DATASET RECORDS:

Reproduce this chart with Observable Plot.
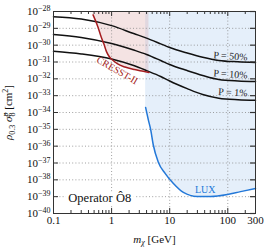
<!DOCTYPE html>
<html><head><meta charset="utf-8">
<script src="https://cdn.jsdelivr.net/npm/d3@7"></script>
<script src="https://cdn.jsdelivr.net/npm/@observablehq/plot@0.6"></script>
<style>body{margin:0;background:#fff} svg{display:block}</style>
</head><body><div id="chart"></div>
<script>
// Black probability curves (mass in GeV, log10 of sigma in cm^2)
const curveMass = [0.1, 0.3, 1, 2.4, 4, 7, 10, 20, 37, 70, 150, 300];
const p50 = [-28.31, -28.45, -28.84, -29.31, -29.58, -29.92, -30.14, -30.47, -30.72, -30.91, -30.99, -31.03];
const p10 = [-29.37, -29.54, -29.90, -30.29, -30.55, -30.91, -31.15, -31.51, -31.80, -32.04, -32.13, -32.16];
const p1  = [-30.36, -30.52, -30.82, -31.21, -31.51, -31.86, -32.13, -32.58, -32.93, -33.15, -33.24, -33.27];
const curveNames = ["P = 50%", "P = 10%", "P = 1%"];
const curveLabelMass = [218, 218, 218];
const curveLabelLog = [-30.73, -31.80, -32.87];

// CRESST-II exclusion boundary
const cresstMass = [0.48, 0.58, 0.66, 0.74, 0.82, 0.92, 1.05, 1.25, 1.7, 2.5, 3.5, 4.4];
const cresstLog  = [-28.2, -28.9, -29.5, -29.95, -30.4, -30.7, -30.9, -31.1, -31.3, -31.45, -31.55, -31.62];

// LUX exclusion boundary
const luxMass = [3.85, 4.3, 4.7, 5.2, 6.4, 8.4, 11.6, 17.2, 30, 50, 99, 166, 300];
const luxLog  = [-33.70, -34.45, -35.0, -35.9, -36.97, -37.63, -38.22, -38.75, -38.99, -38.99, -38.87, -38.70, -38.52];

// Axes
const yTicks = [-40, -39, -38, -37, -36, -35, -34, -33, -32, -31, -30, -29, -28];
const yGrid = [-39, -38, -37, -36, -35, -34, -33, -32, -31, -30, -29];
const xTickValues = [0.1, 1, 10, 100, 300];
const xTickLabels = ["0.1", "1", "10", "100", "300"];
const xGrid = [1, 10, 100];
const xMajor = [0.1, 1, 10, 100];
const xMinor = [0.2,0.3,0.4,0.5,0.6,0.7,0.8,0.9,2,3,4,5,6,7,8,9,20,30,40,50,60,70,80,90,200];
const topLog = -28;

const zip = (xs, ys) => xs.map((x, i) => ({x, y: ys[i]}));
const curves = [p50, p10, p1].flatMap((ys, k) => curveMass.map((x, i) => ({x, y: ys[i], k})));
const cresst = zip(cresstMass, cresstLog);
const lux = zip(luxMass, luxLog);
const curveLabels = curveNames.map((t, i) => ({t, x: curveLabelMass[i], y: curveLabelLog[i]}));

const W = 270, H = 249, ML = 53, MR = 15, MT = 11, MB = 36;
const innerW = W - ML - MR, innerH = H - MT - MB;
const red = "#a51d20", blue = "#2378d8";

const chart = Plot.plot({
  width: W, height: H,
  marginLeft: ML, marginRight: MR, marginTop: MT, marginBottom: MB,
  style: {fontFamily: "'Liberation Serif', serif", fontSize: "11px", background: "white", color: "#111"},
  x: {type: "log", domain: [0.1, 300]},
  y: {domain: [-40, -28]},
  marks: [
    Plot.areaY(lux, {x: "x", y1: "y", y2: () => topLog, fill: "#9ec5ec", fillOpacity: 0.27}),
    Plot.areaY(cresst, {x: "x", y1: "y", y2: () => topLog, fill: "#d99a9a", fillOpacity: 0.28}),
    Plot.ruleY(yGrid, {stroke: "#888", strokeDasharray: "1,2.2", strokeWidth: 0.8}),
    Plot.ruleX(xGrid, {stroke: "#888", strokeDasharray: "1,2.2", strokeWidth: 0.8}),
    Plot.text(["Operator Ô8"], {ariaLabel: "operator-label", x: () => 0.18, y: () => -39.05, textAnchor: "start",
      fontSize: 12.5, fill: "#111", stroke: "white", strokeWidth: 7, paintOrder: "stroke"}),
    Plot.line(curves, {x: "x", y: "y", z: "k", stroke: "#111", strokeWidth: 1.5, curve: "monotone-x"}),
    Plot.line(cresst, {x: "x", y: "y", stroke: red, strokeWidth: 1.5, curve: "monotone-x"}),
    Plot.line(lux, {x: "x", y: "y", stroke: blue, strokeWidth: 1.5, curve: "monotone-x"}),
    Plot.text(curveLabels, {ariaLabel: "p-labels", x: "x", y: "y", text: "t", textAnchor: "end", rotate: 4, fontSize: 10, fill: "#222"}),
    Plot.text(["CRESST-II"], {x: () => 1.25, y: () => -31.5, rotate: 30, fontSize: 10, fill: red}),
    Plot.text(["LUX"], {x: () => 41, y: () => -38.58, fontSize: 10, fill: blue}),
    // inward ticks
    Plot.tickY(yTicks, {y: d => d, insetRight: innerW - 5, stroke: "#333"}),
    Plot.tickY(yTicks, {y: d => d, insetLeft: innerW - 5, stroke: "#333", strokeWidth: 1.2}),
    Plot.tickX(xMajor, {x: d => d, insetTop: innerH - 5, stroke: "#333"}),
    Plot.tickX(xMajor, {x: d => d, insetBottom: innerH - 5, stroke: "#333"}),
    Plot.tickX(xMinor, {x: d => d, insetTop: innerH - 3, stroke: "#333"}),
    Plot.tickX(xMinor, {x: d => d, insetBottom: innerH - 3, stroke: "#333"}),
    Plot.frame({stroke: "#333", strokeWidth: 1}),
    Plot.axisX({ticks: xTickValues, tickFormat: d => xTickLabels[xTickValues.indexOf(d)], tickSize: 0, tickPadding: 3,
      label: "m", labelAnchor: "center", labelOffset: 29, labelArrow: "none"}),
    Plot.axisY({ticks: yTicks, tickFormat: d => "10^" + d, tickSize: 0, tickPadding: 3,
      label: "rho", labelAnchor: "center", labelOffset: 49, labelArrow: "none"})
  ]
});
document.getElementById("chart").append(chart);

const NS = "http://www.w3.org/2000/svg";
function ts(text, attrs = {}) {
  const t = document.createElementNS(NS, "tspan");
  t.textContent = text;
  for (const [k, v] of Object.entries(attrs)) t.setAttribute(k, v);
  return t;
}
chart.querySelectorAll('g[aria-label="y-axis tick label"] text').forEach(t => {
  const exp = t.textContent.split("^")[1].replace("-", "\u2212");
  t.textContent = "";
  t.append(ts("10"), ts(exp, {dy: "-4", "font-size": "8px"}));
});
chart.querySelectorAll('g[aria-label="x-axis label"] text').forEach(t => {
  t.textContent = "";
  t.append(ts("m", {"font-style": "italic"}), ts("\u03c7", {dy: "2.5", "font-size": "8px", "font-style": "italic"}),
    ts(" [GeV]", {dy: "-2.5"}));
});
chart.querySelectorAll('g[aria-label="y-axis label"] text').forEach(t => {
  t.textContent = "";
  t.append(ts("\u03c1", {"font-style": "italic"}), ts("0.3", {dy: "2.5", "font-size": "8px"}),
    ts(" \u03c3\u0302", {dy: "-2.5", "font-style": "italic"}),
    ts("p", {dy: "-4", "font-size": "8px", "font-style": "italic"}),
    ts("8", {dy: "7", dx: "-4", "font-size": "8px"}),
    ts(" [cm", {dy: "-3"}), ts("2", {dy: "-4", "font-size": "8px"}), ts("]", {dy: "4"}));
});
chart.querySelectorAll('g[aria-label="p-labels"] text').forEach(t => {
  const s = t.textContent;
  t.textContent = "";
  t.append(ts(s[0], {"font-style": "italic"}), ts(s.slice(1)));
});
chart.querySelectorAll('g[aria-label="operator-label"] text').forEach(t => {
  t.textContent = "";
  t.append(ts("Operator "), ts("\u00d4", {"font-style": "italic"}), ts("8", {dy: "3.5", "font-size": "8.5px"}));
});
</script>
</body></html>
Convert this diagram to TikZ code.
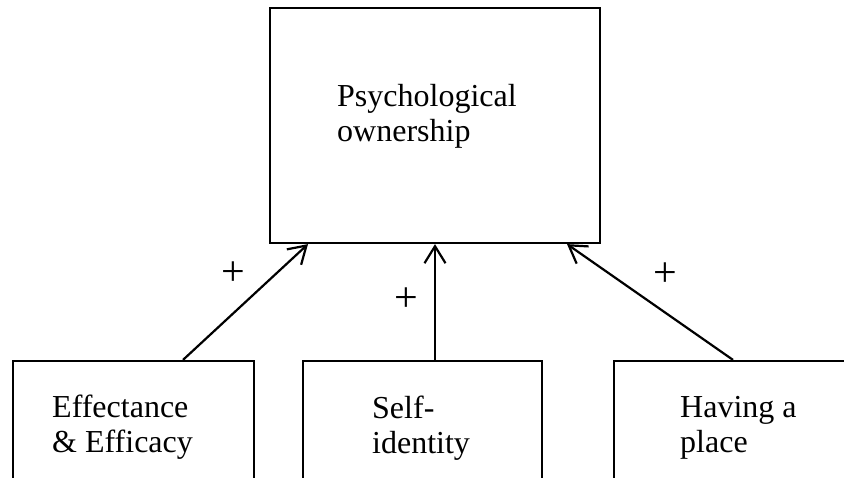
\documentclass[tikz,border=0pt]{standalone}
\usepackage{fontspec}
\setmainfont{Liberation Serif}
\usetikzlibrary{arrows.meta}
\begin{document}
\begin{tikzpicture}[x=1pt,y=-1pt,
  box/.style={draw,line width=2.2pt,rectangle,inner sep=0pt},
  label/.style={anchor=base west,inner sep=0pt,align=left,
    font=\fontsize{32}{35}\selectfont},
  sign/.style={inner sep=0pt,font=\fontsize{42}{44}\selectfont},
  link/.style={line width=2.2pt,-{Straight Barb[length=17pt,width=21pt,line width=2.2pt]}}]
\useasboundingbox (0,0) rectangle (844,477);
\clip (0,0) rectangle (844,477);
% outcome box
\node[box,minimum width=330pt,minimum height=235pt] (po) at (435,125.5) {};
% antecedent boxes, open at the bottom edge
\node[box,minimum width=241pt,minimum height=160pt] (ee) at (133.5,441) {};
\node[box,minimum width=239pt,minimum height=160pt] (si) at (422.5,441) {};
\node[box,minimum width=256pt,minimum height=160pt] (hp) at (742,441) {};
% labels (anchored on the baseline of their last line)
\node[label] (tpo) at (337,141) {Psychological\\ownership};
\node[label] (tee) at (52,452) {Effectance\\\& Efficacy};
\node[label] (tsi) at (372,453) {Self-\\identity};
\node[label] (thp) at (680,452) {Having a\\place};
% connectors
\draw[link] ([xshift=49.5pt]ee.north) -- ([xshift=-127pt]po.south);
\draw[link] ([xshift=12.5pt]si.north) -- (po.south);
\draw[link] ([xshift=-9pt]hp.north) -- ([xshift=132pt]po.south);
% signs
\node[sign] (p1) at (233,274) {+};
\node[sign] (p2) at (406,300) {+};
\node[sign] (p3) at (665,275) {+};
\end{tikzpicture}
\end{document}
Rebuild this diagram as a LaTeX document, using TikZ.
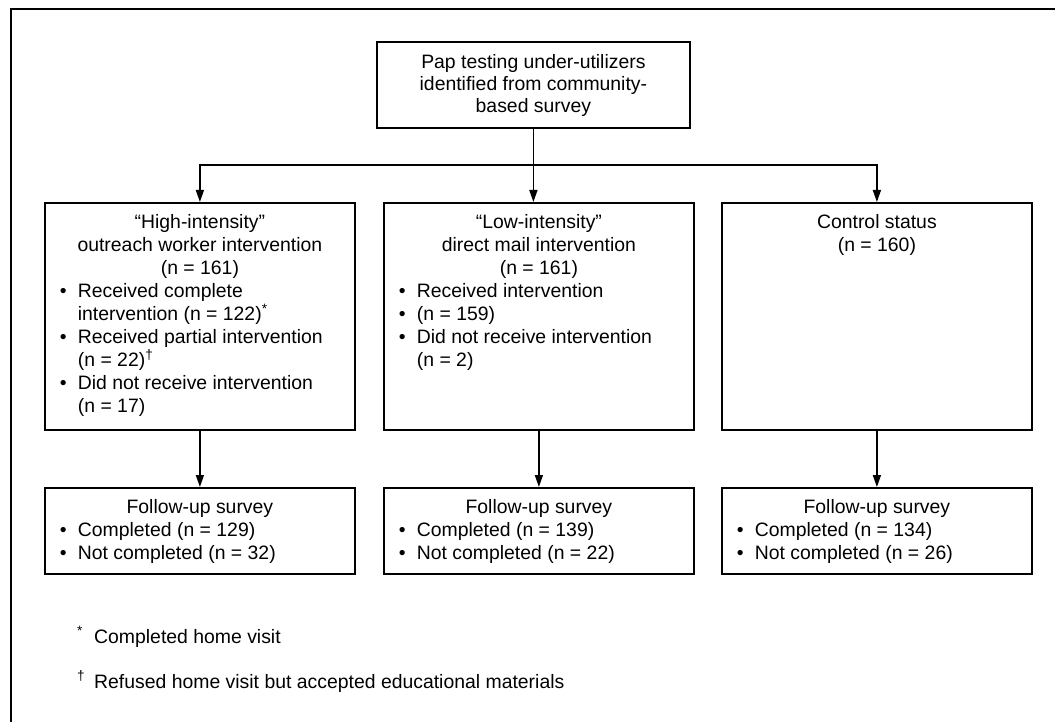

JOB: Give again, word for word, every line from the top of the data above to the line holding "-38.87, -38.70, -38.52];", inclusive, with the pictures left out.

COMPLETED TASK:
Reproduce this chart with Observable Plot.
<!DOCTYPE html>
<html><head><meta charset="utf-8">
<script src="https://cdn.jsdelivr.net/npm/d3@7"></script>
<script src="https://cdn.jsdelivr.net/npm/@observablehq/plot@0.6"></script>
<style>body{margin:0;background:#fff} svg{display:block}</style>
</head><body><div id="chart"></div>
<script>
// Black probability curves (mass in GeV, log10 of sigma in cm^2)
const curveMass = [0.1, 0.3, 1, 2.4, 4, 7, 10, 20, 37, 70, 150, 300];
const p50 = [-28.31, -28.45, -28.84, -29.31, -29.58, -29.92, -30.14, -30.47, -30.72, -30.91, -30.99, -31.03];
const p10 = [-29.37, -29.54, -29.90, -30.29, -30.55, -30.91, -31.15, -31.51, -31.80, -32.04, -32.13, -32.16];
const p1  = [-30.36, -30.52, -30.82, -31.21, -31.51, -31.86, -32.13, -32.58, -32.93, -33.15, -33.24, -33.27];
const curveNames = ["P = 50%", "P = 10%", "P = 1%"];
const curveLabelMass = [218, 218, 218];
const curveLabelLog = [-30.73, -31.80, -32.87];

// CRESST-II exclusion boundary
const cresstMass = [0.48, 0.58, 0.66, 0.74, 0.82, 0.92, 1.05, 1.25, 1.7, 2.5, 3.5, 4.4];
const cresstLog  = [-28.2, -28.9, -29.5, -29.95, -30.4, -30.7, -30.9, -31.1, -31.3, -31.45, -31.55, -31.62];

// LUX exclusion boundary
const luxMass = [3.85, 4.3, 4.7, 5.2, 6.4, 8.4, 11.6, 17.2, 30, 50, 99, 166, 300];
const luxLog  = [-33.70, -34.45, -35.0, -35.9, -36.97, -37.63, -38.22, -38.75, -38.99, -38.99, -38.87, -38.70, -38.52];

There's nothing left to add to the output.